Ipsilateral chest injuries are commonly associated with arm and elbow injuries following road traffic accident. An incidence of phrenic palsy up to 60% with supraclavicular blocks has been reported.[7] Though unilateral phrenic nerve palsy is not associated with clinically significant effects in normal individuals, preexisting pulmonary pathology can aggravate the dysfunction.[8] However, use of compression proximally may not prevent spread of local anesthetic to the phrenic nerve inducing a respiratory palsy. None of our chest injury and cervical spine injury patients ended up in respiratory distress; however, it is uncertain whether the phrenic nerve was spared during the block.

Patients with peripheral thromboembolic events necessitating emergency surgery for limb salvage will most often be receiving anticoagulants. No specific anesthetic guidelines are available for the management in such situations.[9] The use of peripheral nerve blocks in cardiac patients, who are on anticoagulation therapy is also controversial.[9] Additional anticoagulation with heparin should be delayed at least for 1 h after performing the block. Patients may be monitored closely to detect hematoma postoperatively with an ultrasound.[10]

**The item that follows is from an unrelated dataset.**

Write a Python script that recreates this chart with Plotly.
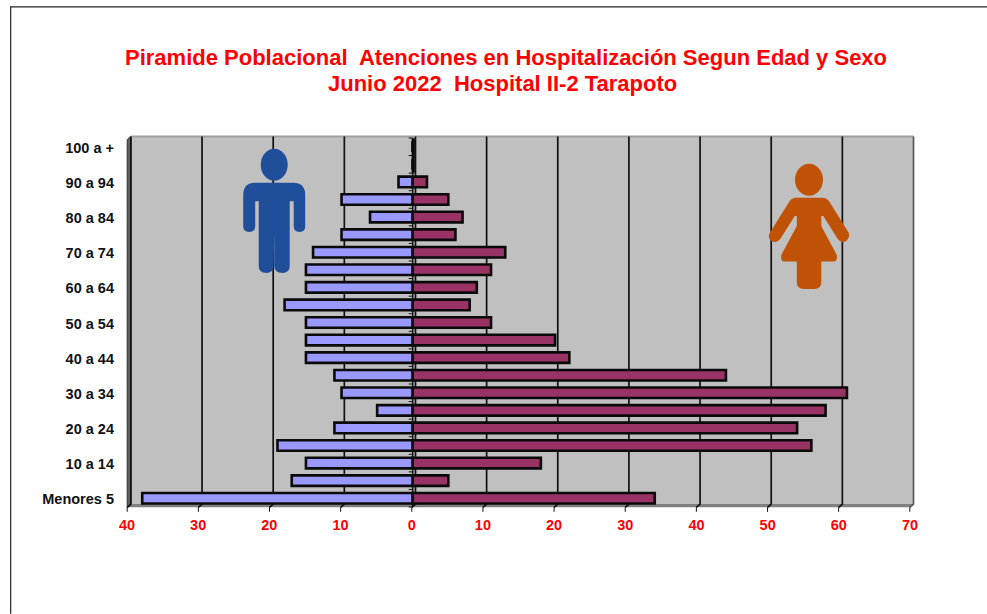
import plotly.graph_objects as go

categories = ["Menores 5","5 a 9","10 a 14","15 a 19","20 a 24","25 a 29","30 a 34","35 a 39","40 a 44","45 a 49",
              "50 a 54","55 a 59","60 a 64","65 a 69","70 a 74","75 a 79","80 a 84","85 a 89","90 a 94","95 a 99","100 a +"]
hombres = [38,17,15,19,11,5,10,11,15,15,15,18,15,15,14,10,6,10,2,0,0]
mujeres = [34,5,18,56,54,58,61,44,22,20,11,8,9,11,13,6,7,5,2,0,0]
shown_labels = categories[0::2]
x_ticks = [-40,-30,-20,-10,0,10,20,30,40,50,60,70]
x_labels = ["40","30","20","10","0","10","20","30","40","50","60","70"]
title_lines = ["Piramide Poblacional\u00a0 Atenciones en Hospitalización Segun Edad y Sexo",
               "Junio 2022\u00a0 Hospital II-2 Tarapoto"]

W, H = 987, 614
L, R, T, B = 127.8, 76.3, 137.8, 106.8
PW, PH = W - L - R, H - T - B
PPU = PW / 110

def px(x): return (x - L) / PW
def py(y): return 1 - (y - T) / PH
def path(cmds):
    out = []
    for c in cmds:
        if isinstance(c, str):
            out.append(c)
        else:
            out.append(" ".join(f"{px(c[i]):.5f},{py(c[i+1]):.5f}" for i in range(0, len(c), 2)))
    return " ".join(out)
def pshape(cmds, fill, line=None, lw=0, layer="below"):
    return dict(type="path", xref="paper", yref="paper", path=path(cmds), fillcolor=fill,
                line=dict(color=line or fill, width=lw), layer=layer)

DX, DY = 3.7, 3.2
x0, x1 = 127.0, 909.5
ybot = 507.5
top = 139.5
shapes = []
# wall, floor and side
shapes.append(pshape(["M",(x0+DX,ybot-DY),"L",(x1+DX,ybot-DY),"L",(x1+DX,top-DY),"L",(x0+DX,top-DY),"Z"], "#c0c0c0"))
shapes.append(pshape(["M",(x0,ybot),"L",(x0+DX,ybot-DY),"L",(x1+DX,ybot-DY),"L",(x1,ybot),"Z"], "#808080"))
shapes.append(pshape(["M",(x0,ybot),"L",(x0+DX,ybot-DY),"L",(x0+DX,top-DY),"L",(x0,top),"Z"], "#606060", "#303030", 1))
shapes.append(pshape(["M",(x0+DX,top-DY),"L",(x1+DX,top-DY)], "rgba(0,0,0,0)", "#a0a0a0", 2))
# gridlines on the back wall, carried across the floor
for i, v in enumerate(x_ticks):
    gx = x0 + (v + 40) * (x1 - x0) / 110 + DX
    col = "#5a5a5a" if v == 70 else "#111111"
    shapes.append(pshape(["M",(gx,top-DY),"L",(gx,ybot-DY),"L",(gx-DX,ybot)], "rgba(0,0,0,0)", col, 1.7))
    shapes.append(pshape(["M",(gx-DX,ybot),"L",(gx-DX,ybot+4.5)], "rgba(0,0,0,0)", "#111111", 1))
# row ticks on the vertical axis at zero
zx = L + 40 * PPU
for i in range(22):
    yy = (H - B) - i * PH / 21
    shapes.append(dict(type="line", xref="paper", yref="paper", x0=px(zx-4), x1=px(zx), y0=py(yy), y1=py(yy),
                       line=dict(color="#111111", width=1), layer="above"))
shapes.append(pshape(["M",(zx,T),"L",(zx,H-B)], "rgba(0,0,0,0)", "#111111", 1.5, "above"))
# the two empty top rows show only their outlines, merged with the axis
shapes.append(pshape(["M",(zx+0.5,T+0.5),"L",(zx+0.5,T+2*PH/21)], "rgba(0,0,0,0)", "#0a0a0a", 3.2, "above"))
# frame around the picture
shapes.append(pshape(["M",(10.5,H),"L",(10.5,6.5),"L",(W,6.5)], "rgba(0,0,0,0)", "#222222", 1.2))

# man icon
BLUE = "#1f4e9a"
def ellipse(cx, cy, rx, ry):
    k = 0.5523
    return ["M",(cx-rx,cy),"C",(cx-rx,cy-k*ry,cx-k*rx,cy-ry,cx,cy-ry),"C",(cx+k*rx,cy-ry,cx+rx,cy-k*ry,cx+rx,cy),
            "C",(cx+rx,cy+k*ry,cx+k*rx,cy+ry,cx,cy+ry),"C",(cx-k*rx,cy+ry,cx-rx,cy+k*ry,cx-rx,cy),"Z"]
shapes.append(pshape(ellipse(274,164.5,13.5,16), BLUE))
shapes.append(pshape([
    "M",(255,182.5),"L",(293,182.5),"Q",(305,182.5,305,195),"L",(305,226),
    "Q",(305,232,299.5,232),"Q",(293.5,232,293.5,226),"L",(293.5,201),"L",(289.5,201),
    "L",(289.5,266),"Q",(289.5,273,282,273),"Q",(274.5,273,274,266),"L",(274,232),"L",(273.5,266),
    "Q",(273,273,266,273),"Q",(258.5,273,258.5,266),"L",(258.5,201),"L",(255,201),"L",(255,226),
    "Q",(255,232,249,232),"Q",(243,232,243,226),"L",(243,195),"Q",(243,182.5,255,182.5),"Z"], BLUE))

# woman icon
ORANGE = "#bf5205"
shapes.append(pshape(ellipse(808.7,179.5,14,16), ORANGE))
shapes.append(pshape([
    "M",(796,197.5),"L",(822,197.5),"Q",(827,197.5,830,203),"L",(848,232),
    "Q",(850.5,237,846,241),"Q",(841,244,837.5,239),"L",(823,216),"L",(821,216),"L",(821,226),
    "L",(836.5,255),"Q",(837.5,261.5,833,261.5),"L",(821,261.5),"L",(821,282),
    "Q",(821,289,814,289),"L",(803.5,289),"Q",(796.5,289,796.5,282),"L",(796.5,261.5),
    "L",(784,261.5),"Q",(780,261,781,255),"L",(796.5,226),"L",(796.5,216),"L",(794.5,216),"L",(780,239),
    "Q",(776,244,771,241),"Q",(766.5,237,770,232),"L",(788,203),"Q",(791,197.5,796,197.5),"Z"], ORANGE))

fig = go.Figure()
fig.add_bar(y=categories, x=[-v for v in hombres], orientation="h", name="Hombres",
            marker=dict(color="#9999ff", line=dict(color="#0a0a0a", width=2.6)), width=0.6, cliponaxis=False)
fig.add_bar(y=categories, x=mujeres, orientation="h", name="Mujeres",
            marker=dict(color="#993366", line=dict(color="#0a0a0a", width=2.6)), width=0.6, cliponaxis=False)

annotations = [
    dict(text=title_lines[0], xref="paper", yref="paper", x=px(505.5), y=py(57.5), showarrow=False, xanchor="center", yanchor="middle",
         font=dict(family="Liberation Sans", size=22, color="#ff0000", weight="bold")),
    dict(text=title_lines[1], xref="paper", yref="paper", x=px(502.5), y=py(83), showarrow=False, xanchor="center", yanchor="middle",
         font=dict(family="Liberation Sans", size=22, color="#ff0000", weight="bold")),
]

fig.update_layout(
    width=W, height=H, margin=dict(l=L, r=R, t=T, b=B, pad=0, autoexpand=False),
    paper_bgcolor="white", plot_bgcolor="rgba(0,0,0,0)", showlegend=False,
    barmode="overlay", bargap=0.4, shapes=shapes, annotations=annotations,
    xaxis=dict(range=[-40,70], tickmode="array", tickvals=x_ticks, ticktext=x_labels, showgrid=False, zeroline=False,
               showline=False, ticks="", ticklabelstandoff=7, ticklabelshift=-1,
               tickfont=dict(family="Liberation Sans", size=14.5, color="#ff0000", weight="bold")),
    yaxis=dict(type="category", categoryorder="array", categoryarray=categories, range=[-0.5,20.5],
               tickmode="array", tickvals=shown_labels, ticktext=shown_labels, showgrid=False, zeroline=False,
               showline=False, ticks="", ticklabelstandoff=13, ticklabelshift=1,
               tickfont=dict(family="Liberation Sans", size=14.5, color="#111111", weight="bold")),
)
fig.write_html("out.html", config=dict(displayModeBar=False),
               post_script="document.body.style.margin='0';document.documentElement.style.overflow='hidden';")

The common disadvantages of nerve stimulator techniques in emergency trauma patients include difficulty in positioning of limb, pain while stimulating muscle contraction, interference with visualization of motor responses owing to applied heavy dressings and slab, bleeding open wounds, etc. A vascular injury patient may be shifted to the operation theater with inflated tourniquet in-situ. A preexisting nerve injury will preempt the use of nerve stimulator. Unknown coagulation status of patient and association of other injuries which do not entail surgical intervention may further complicate the issue. In our series, patient with compartment syndrome and forearm amputation had technical restriction in elicitation of distinct motor responses. In the absence of finger, wrist or elbow flexion, the next cadre level response should be elicited. Other associated problems in major limb reimplantations include excessive blood loss and hemodynamic instability, reperfusion events, protracted surgery, etc., and all these may present hurdles when regional anesthesia is used alone.[11] An often applied shoulder extension pad cannot be used in trauma patients with cervical spine fracture. Hindered nerve stimulation in an improperly positioned patient enhances the probability of arterial puncture, phrenic palsy, and inadequate motor response elicitation.

CONCLUSION

Our series highlights the technical and pharmacological complexities when nerve stimulator based supraclavicular blocks are deployed in emergency anesthesia for upper limb surgery. The anatomical and functional concerns, necessity for dose and volume reduction of injectable, and the need for higher accuracy should be considered. One needs to successfully overcome issues like cardiac conduction abnormalities, associated chest and cervical spine injuries, anticoagulation, pulmonary edema, compartment syndrome, and reperfusion events prior to, during, and after the block procedure. The “cadre” response based nerve stimulator guided supraclavicular brachial plexus block can be employed for successful outcome.